Day 25: Randall Mann’s Five Favorite Poetry Books

Here are five relatively recent books of poems that I have turned to again and again over the last few years.

Geri Doran, Resin, LSU, 2005: A brief, vulnerable, heartbreaking book all “fierceness and moonlight,” suffused with losses both personal (“My brightest star is a continent away”) and historical (“Bones litter the steppes, / dog tags spilled onto spines, here and there / a makeshift ribcage trellis”).
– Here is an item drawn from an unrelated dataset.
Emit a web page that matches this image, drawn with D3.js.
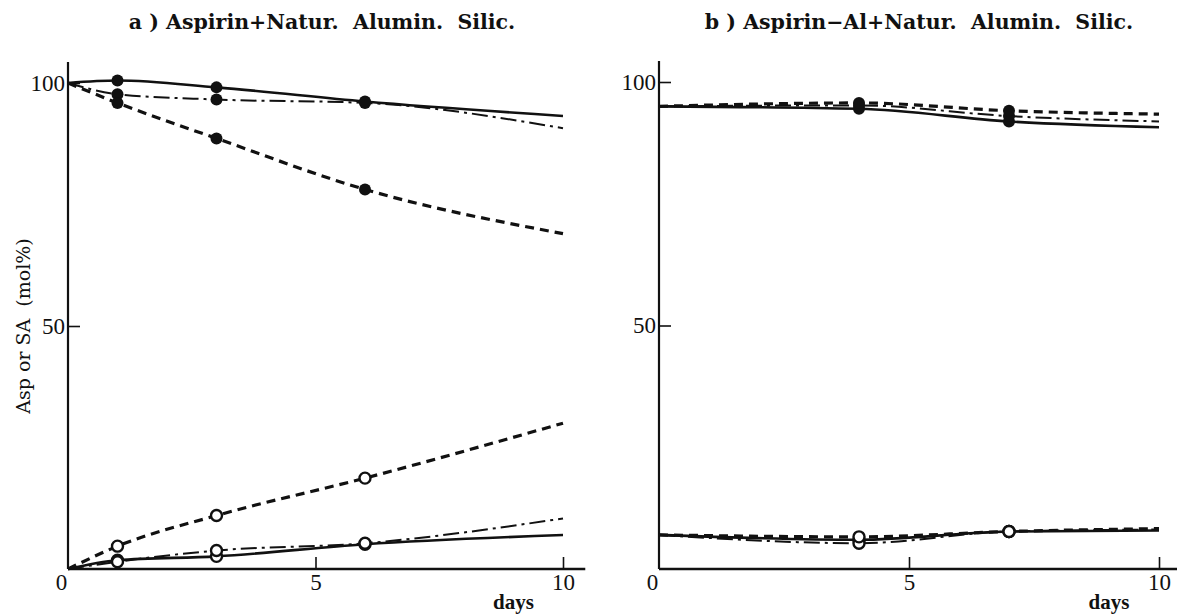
<!DOCTYPE html>
<html>
<head>
<meta charset="utf-8">
<script src="https://cdn.jsdelivr.net/npm/d3@7"></script>
<style>
  body { margin: 0; background: #fff; }
  text { font-family: "Liberation Serif", "DejaVu Serif", serif; fill: #111; }
</style>
</head>
<body>
<div id="chart"></div>
<script>
// data (days vs mol %)
var daysA = [0, 1, 3, 6, 10];
var aspSolidA = [100, 100.5, 99.1, 96.2, 93.2];
var aspDashDotA = [100, 97.7, 96.6, 95.9, 90.7];
var aspDashedA = [100, 95.9, 88.6, 78.1, 69];
var saSolidA = [0, 1.8, 2.6, 5.1, 7.0];
var saDashDotA = [0, 1.5, 3.8, 5.3, 10.4];
var saDashedA = [0, 4.7, 11.0, 18.7, 30.0];

var daysB = [0, 4, 7, 10];
var aspSolidB = [95, 94.5, 91.9, 90.7];
var aspDashDotB = [95, 95.2, 93.0, 91.9];
var aspDashedB = [95, 95.7, 94.1, 93.4];
var saSolidB = [7.0, 6.0, 7.7, 7.9];
var saDashDotB = [7.0, 5.3, 7.7, 8.1];
var saDashedB = [7.0, 6.6, 7.7, 8.3];

var xTicks = [0, 5, 10];
var yTicks = [50, 100];
var titleA = "a ) Aspirin+Natur.  Alumin.  Silic.";
var titleB = "b ) Aspirin\u2212Al+Natur.  Alumin.  Silic.";

var svg = d3.select("#chart").append("svg")
  .attr("width", 1179)
  .attr("height", 616);

// line styles
var styles = {
  solid: { width: 2.6, dash: null },
  dashdot: { width: 2, dash: "16,5,3,5" },
  dashed: { width: 3.2, dash: "9,6" }
};

function drawPanel(opt) {
  var x = d3.scaleLinear().domain([0, 10]).range(opt.xr);
  var y = d3.scaleLinear().domain([0, 100]).range(opt.yr);
  var g = svg.append("g");

  // y axis
  var yAx = g.append("g")
    .attr("transform", "translate(" + x(0) + ",0)")
    .call(d3.axisLeft(y).tickValues(yTicks).tickSize(-12).tickPadding(3));
  yAx.select(".domain").remove();
  yAx.selectAll("line").attr("stroke", "#111").attr("stroke-width", 1.6);
  yAx.selectAll("text").attr("font-size", 23).attr("fill", "#111")
    .style("font-family", "Liberation Serif");

  g.append("line")
    .attr("x1", x(0)).attr("x2", x(0))
    .attr("y1", y(0)).attr("y2", y(104.3))
    .attr("stroke", "#111").attr("stroke-width", 2.2);

  // x axis
  var xAx = g.append("g")
    .attr("transform", "translate(0," + y(0) + ")")
    .call(d3.axisBottom(x).tickValues(xTicks).tickSize(-12).tickPadding(5));
  xAx.select(".domain").remove();
  xAx.selectAll("line").attr("stroke", "#111").attr("stroke-width", 1.6)
    .filter(function(d) { return d === 0; }).remove();
  xAx.selectAll("text").attr("font-size", 23).attr("fill", "#111")
    .style("font-family", "Liberation Serif")
    .attr("dx", function(d) { return d === 0 ? -7 : 0; });

  g.append("line")
    .attr("x1", x(0)).attr("x2", x(opt.xEnd))
    .attr("y1", y(0)).attr("y2", y(0))
    .attr("stroke", "#111").attr("stroke-width", 2.4);

  g.append("text")
    .attr("x", x(9.0)).attr("y", y(0) + 40)
    .attr("text-anchor", "middle")
    .attr("font-size", 21)
    .attr("font-weight", "bold")
    .text("days");

  g.append("text")
    .attr("x", opt.titleX).attr("y", 29)
    .attr("text-anchor", "middle")
    .attr("font-size", 20.5)
    .attr("font-weight", "bold")
    .style("font-family", "DejaVu Serif")
    .style("white-space", "pre")
    .text(opt.title);

  var line = d3.line()
    .x(function(d) { return x(d[0]); })
    .y(function(d) { return y(d[1]); })
    .curve(d3.curveMonotoneX);

  opt.series.forEach(function(s) {
    var pts = opt.days.map(function(d, i) { return [d, s.values[i]]; });
    var st = styles[s.style];
    g.append("path")
      .datum(pts)
      .attr("d", line)
      .attr("fill", "none")
      .attr("stroke", "#111")
      .attr("stroke-width", st.width)
      .attr("stroke-dasharray", st.dash);
  });

  // markers at measured days only (not at the start / extrapolated end)
  opt.series.forEach(function(s) {
    var pts = opt.days.map(function(d, i) { return [d, s.values[i]]; })
      .slice(1, opt.days.length - 1);
    g.selectAll(null)
      .data(pts)
      .join("circle")
      .attr("cx", function(d) { return x(d[0]); })
      .attr("cy", function(d) { return y(d[1]); })
      .attr("r", s.filled ? 6 : 5.5)
      .attr("fill", s.filled ? "#111" : "#fff")
      .attr("stroke", "#111")
      .attr("stroke-width", s.filled ? 0 : 2.4);
  });
}

drawPanel({
  xr: [68, 563], yr: [569, 83], xEnd: 10.45, titleX: 322, title: titleA,
  days: daysA,
  series: [
    { values: aspSolidA, style: "solid", filled: true },
    { values: aspDashDotA, style: "dashdot", filled: true },
    { values: aspDashedA, style: "dashed", filled: true },
    { values: saSolidA, style: "solid", filled: false },
    { values: saDashDotA, style: "dashdot", filled: false },
    { values: saDashedA, style: "dashed", filled: false }
  ]
});

drawPanel({
  xr: [659, 1159], yr: [569, 82], xEnd: 10.36, titleX: 919, title: titleB,
  days: daysB,
  series: [
    { values: aspSolidB, style: "solid", filled: true },
    { values: aspDashDotB, style: "dashdot", filled: true },
    { values: aspDashedB, style: "dashed", filled: true },
    { values: saSolidB, style: "solid", filled: false },
    { values: saDashDotB, style: "dashdot", filled: false },
    { values: saDashedB, style: "dashed", filled: false }
  ]
});

// shared y label
svg.append("text")
  .attr("transform", "translate(30,326) rotate(-90)")
  .attr("text-anchor", "middle")
  .attr("font-size", 19)
  .style("font-family", "DejaVu Serif")
  .style("white-space", "pre")
  .text("Asp or SA  (mol%)");
</script>
</body>
</html>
This is serious, blindingly intelligent poetry for adults.

Sidney Wade, Stroke, Persea, 2008: Wade is our shiny poet of desire and lightness, and of, what she calls in one poem, “The Weight of Light” (“In this moment, sowing its great and murderous / swindle overseas, the state / the state efficiently removes the available light from the air…”). For more, see an essay I wrote on Wade, “The Lightness of Sidney Wade.”
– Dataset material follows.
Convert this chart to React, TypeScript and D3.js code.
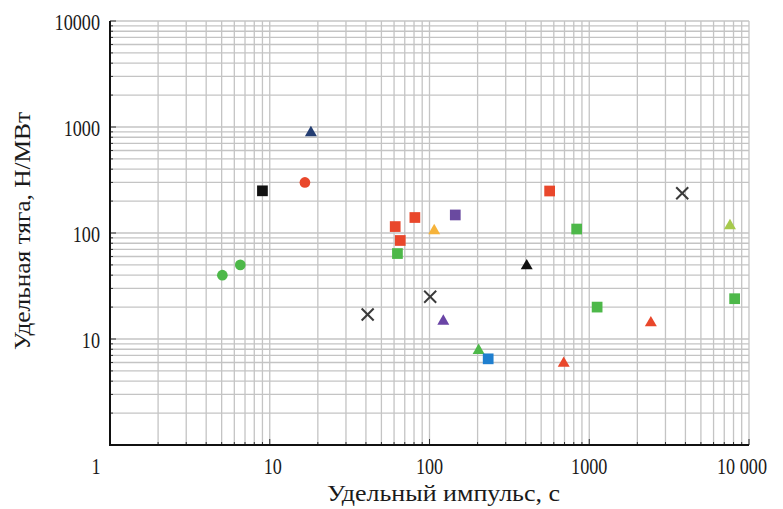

Michael Hofmann, Selected Poems, FSG, 2008: Line by line, no poet in English writes more manically, maniacally, dazzlingly, about the human condition. Also, he’s fiendishly witty. Also, best adverbs ever.

Louise Glück, A Village Life, FSG, 2009: A great book, maybe her best; it’s a series of character sketches in an imagined village, and the poems of everyday beauty and failure unfold casually, sparingly, and cruelly. Every noun is perilous, like the fire in her poem “Sunset”: “It’s a small thing, controlled, / like a family run by a dictator.”

Frederick Seidel, Poems 1959-2009, FSG, 2009: Bloated, risky, ridiculous, maddening, charming, unlike-anyone-else Frederick Seidel. On his Ducati. At Elaine’s. Et cetera. Like the women in his poem “Fucking,” I can’t get enough.